RECORDED INFORMATION:
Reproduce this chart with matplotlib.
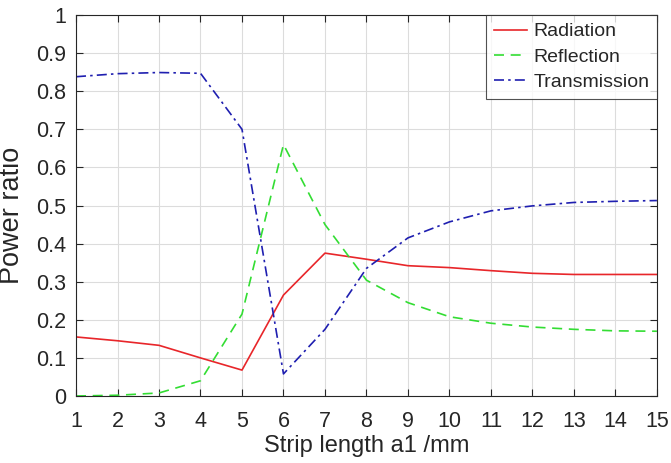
import matplotlib
matplotlib.use("Agg")
import matplotlib.pyplot as plt

x = list(range(1, 16))
radiation = [0.155, 0.145, 0.133, 0.100, 0.068, 0.265, 0.375, 0.359, 0.342, 0.337, 0.329, 0.322, 0.319, 0.319, 0.319]
reflection = [0.0, 0.002, 0.008, 0.040, 0.215, 0.660, 0.450, 0.304, 0.245, 0.208, 0.191, 0.181, 0.175, 0.171, 0.170]
transmission = [0.838, 0.846, 0.849, 0.847, 0.700, 0.058, 0.175, 0.335, 0.415, 0.457, 0.486, 0.499, 0.508, 0.511, 0.513]
xticks = list(range(1, 16))
yticks = [0, 0.1, 0.2, 0.3, 0.4, 0.5, 0.6, 0.7, 0.8, 0.9, 1]
ytick_labels = ["0", "0.1", "0.2", "0.3", "0.4", "0.5", "0.6", "0.7", "0.8", "0.9", "1"]

plt.rcParams['font.family'] = ['Liberation Sans', 'DejaVu Sans']
txt = '#262626'

fig = plt.figure(figsize=(6.71, 4.63), dpi=100)
ax = fig.add_axes([0.1133, 0.1447, 0.979 - 0.1133, 0.9676 - 0.1447])

ax.plot(x, radiation, color='#e8262a', lw=1.2, label='Radiation')
ax.plot(x, reflection, color='#33dd33', lw=1.2, ls=(0, (6, 4)), label='Reflection')
ax.plot(x, transmission, color='#1f1fb0', lw=1.2, ls=(0, (6, 2.5, 1.5, 2.5)), label='Transmission')

ax.set_xlim(1, 15)
ax.set_ylim(0, 1)
ax.set_xticks(xticks)
ax.set_yticks(yticks)
ax.set_yticklabels(ytick_labels)
ax.grid(True, color='#dcdcdc', lw=0.8)
ax.set_axisbelow(True)
ax.tick_params(direction='in', top=True, right=True, labelsize=15.5, colors=txt, length=5, width=0.8)
ax.tick_params(axis='x', pad=11)
ax.tick_params(axis='y', pad=7)
for s in ax.spines.values():
    s.set_color(txt)
    s.set_linewidth(0.8)

ax.set_xlabel('Strip length a1 /mm', fontsize=17, color=txt, labelpad=2)
ax.set_ylabel('Power ratio', fontsize=19.5, color=txt, labelpad=7)
ax.yaxis.set_label_coords(-0.0878, 0.475)

leg = ax.legend(loc='upper right', fontsize=14, frameon=True, fancybox=False,
                edgecolor='#262626', borderaxespad=0.0, handlelength=1.7,
                handletextpad=0.3, borderpad=0.4, labelspacing=0.4)
leg.get_frame().set_linewidth(0.8)
for t in leg.get_texts():
    t.set_color(txt)

fig.savefig('out.png', dpi=100)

WHAT IS REQUIRED: Repeat the data exactly, without the pictures.

SOLUTION TO THIS TASK:
Reproduce this chart with matplotlib.
import matplotlib
matplotlib.use("Agg")
import matplotlib.pyplot as plt

x = list(range(1, 16))
radiation = [0.155, 0.145, 0.133, 0.100, 0.068, 0.265, 0.375, 0.359, 0.342, 0.337, 0.329, 0.322, 0.319, 0.319, 0.319]
reflection = [0.0, 0.002, 0.008, 0.040, 0.215, 0.660, 0.450, 0.304, 0.245, 0.208, 0.191, 0.181, 0.175, 0.171, 0.170]
transmission = [0.838, 0.846, 0.849, 0.847, 0.700, 0.058, 0.175, 0.335, 0.415, 0.457, 0.486, 0.499, 0.508, 0.511, 0.513]
xticks = list(range(1, 16))
yticks = [0, 0.1, 0.2, 0.3, 0.4, 0.5, 0.6, 0.7, 0.8, 0.9, 1]
ytick_labels = ["0", "0.1", "0.2", "0.3", "0.4", "0.5", "0.6", "0.7", "0.8", "0.9", "1"]

plt.rcParams['font.family'] = ['Liberation Sans', 'DejaVu Sans']
txt = '#262626'

fig = plt.figure(figsize=(6.71, 4.63), dpi=100)
ax = fig.add_axes([0.1133, 0.1447, 0.979 - 0.1133, 0.9676 - 0.1447])

ax.plot(x, radiation, color='#e8262a', lw=1.2, label='Radiation')
ax.plot(x, reflection, color='#33dd33', lw=1.2, ls=(0, (6, 4)), label='Reflection')
ax.plot(x, transmission, color='#1f1fb0', lw=1.2, ls=(0, (6, 2.5, 1.5, 2.5)), label='Transmission')

ax.set_xlim(1, 15)
ax.set_ylim(0, 1)
ax.set_xticks(xticks)
ax.set_yticks(yticks)
ax.set_yticklabels(ytick_labels)
ax.grid(True, color='#dcdcdc', lw=0.8)
ax.set_axisbelow(True)
ax.tick_params(direction='in', top=True, right=True, labelsize=15.5, colors=txt, length=5, width=0.8)
ax.tick_params(axis='x', pad=11)
ax.tick_params(axis='y', pad=7)
for s in ax.spines.values():
    s.set_color(txt)
    s.set_linewidth(0.8)

ax.set_xlabel('Strip length a1 /mm', fontsize=17, color=txt, labelpad=2)
ax.set_ylabel('Power ratio', fontsize=19.5, color=txt, labelpad=7)
ax.yaxis.set_label_coords(-0.0878, 0.475)

leg = ax.legend(loc='upper right', fontsize=14, frameon=True, fancybox=False,
                edgecolor='#262626', borderaxespad=0.0, handlelength=1.7,
                handletextpad=0.3, borderpad=0.4, labelspacing=0.4)
leg.get_frame().set_linewidth(0.8)
for t in leg.get_texts():
    t.set_color(txt)

fig.savefig('out.png', dpi=100)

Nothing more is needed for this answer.